# Problems with Nokia 6230 GPRS from T3



## ian1944 (May 5, 2005)

I have a Tungsten T3 and A Nokia 6230 with GPRS enabled on the Vodaphone UK network. The WAP functionality and Vodaphone Live work fine, but I can't seem to connect to the internet. Unfortunately, having downloaded and installed the appropriate files from PalSource's Phone_Link_Update V2, I still can't connect. The problem could be my configuration: its not clear what options to use and despite the upgrade, I don't get presented with an option to select an init string for the 6230. The bluetooth connection itself seems to be working fine. The error messages I get range from 'faulty cable' (sic) to faulty modem. Can anybody help to a) confirm how to configure (I can type in the init string if necessary) and b) check that the GPRS link is working correctly. Many thanks!


----------



## bonzobob999 (Nov 24, 2004)

Confused............your using the t3 to view the net, using the 6230 as a modem....yes? or not?
What cable are you connecting the two together with? or how?


----------



## ian1944 (May 5, 2005)

Thanks for responding; the connection between teh T3 and the handheld is via Bluetooth and this part works fine for a variety of other applications, file exchange, etc. The issue was the modem initiation string for the 6230. I've now got thsi, from another source, and since then all is working just fine.

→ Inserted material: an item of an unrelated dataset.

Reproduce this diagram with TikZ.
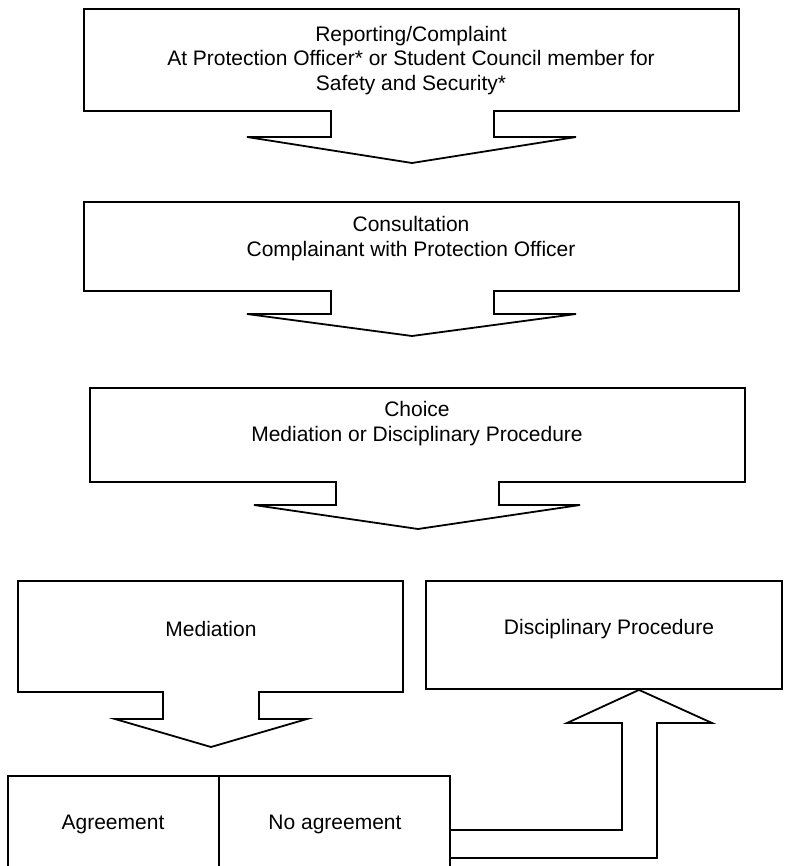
\documentclass[tikz,border=0pt]{standalone}
\usepackage{fontspec}
\setmainfont{Liberation Sans}
\begin{document}
\begin{tikzpicture}[x=1pt,y=-1pt,
  outline/.style={draw=black,line width=1.8pt,line join=miter,fill=none},
  label/.style={font=\fontsize{21}{24.3}\selectfont,align=center,inner sep=0pt,text=black}]
\useasboundingbox[fill=white] (0,0) rectangle (784,866);

% --- box 1 with down arrow
\draw[outline] (84,9) -- (739,9) -- (739,111) -- (494,111) -- (494,137) -- (576,137)
  -- (412,163) -- (247,137) -- (331,137) -- (331,111) -- (84,111) -- cycle;
\node[label] (t1) at (411,60.5) {Reporting/Complaint\\At Protection Officer* or Student Council member for\\Safety and Security*};

% --- box 2
\draw[outline] (84,202) -- (739,202) -- (739,291) -- (494,291) -- (494,314) -- (576,314)
  -- (412,336) -- (247,314) -- (331,314) -- (331,291) -- (84,291) -- cycle;
\node[label] (t2) at (411,238.5) {Consultation\\Complainant with Protection Officer};

% --- box 3
\draw[outline] (90,388) -- (745,388) -- (745,482) -- (499,482) -- (499,505) -- (580,505)
  -- (418,529) -- (254,505) -- (336,505) -- (336,482) -- (90,482) -- cycle;
\node[label] (t3) at (417,423.5) {Choice\\Mediation or Disciplinary Procedure};

% --- mediation
\draw[outline] (18,581) -- (403,581) -- (403,692) -- (259,692) -- (259,719) -- (307,719)
  -- (211,747) -- (115,719) -- (163,719) -- (163,692) -- (18,692) -- cycle;
\node[label] (med) at (211,629) {Mediation};

% --- disciplinary procedure
\node[outline,minimum width=356pt,minimum height=108pt,inner sep=0pt] (discbox) at (604,635) {};
\node[label] (disc) at (609,629) {Disciplinary Procedure};

% --- agreement / no agreement
\draw[outline] (8,868) -- (8,776) -- (450,776) -- (450,868);
\draw[outline] (219,776) -- (219,868);
\node[label] (agr) at (113,824) {Agreement};
\node[label] (noagr) at (335,824) {No agreement};

% --- block arrow from No agreement up to Disciplinary Procedure
\coordinate (tip) at (discbox.south -| 639,0);
\draw[outline] (450,830) -- (622,830) -- (622,723) -- (567,723) -- (tip)
  -- (712,723) -- (657,723) -- (657,858) -- (450,858);
\end{tikzpicture}
\end{document}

Once again, thanks for your help. We should now close this thread!


----------



## bonzobob999 (Nov 24, 2004)

How's the speed via bluetooth, any good?
You can mark this thread solved by clicking on "thread tools" "Mark solved"


----------



## ian1944 (May 5, 2005)

So far as I can tell, the Bluetooth connection works fine; the only problem I get is dropped GPRS connections. I don't know what the official speed of Bluetooth is, but GPRS can only manage 56K so I assume that would be the source of any bottleneck. If you know the official speeds, or can sugest a way to test it, let me know. Cheers, I.


----------



## manosa (May 18, 2005)

Ian,

I am facing similar problems connecting from a Windows Mobile 2003 device. Could you please post me the 6230 modem initialization string?


----------



## ian1944 (May 5, 2005)

Manosa, the settup seems to be network dependent and focusses on setting up the GPRS connection rather than the 'modem' per se. I am on Vodafone; if you are too, let me know and I will supply you with the initialisation string; it's a bit tedious, and not entirely clear, so forgive me for not entering it on spec.


----------



## manosa (May 18, 2005)

Thanks for replying Ian.

It turned out that the init string was correct. The problem was with the phone's firmware. The phone would drop the GPRS connection after a short period of time. I upgraded from V 4.44 to V 5.35 and it works fine now!


----------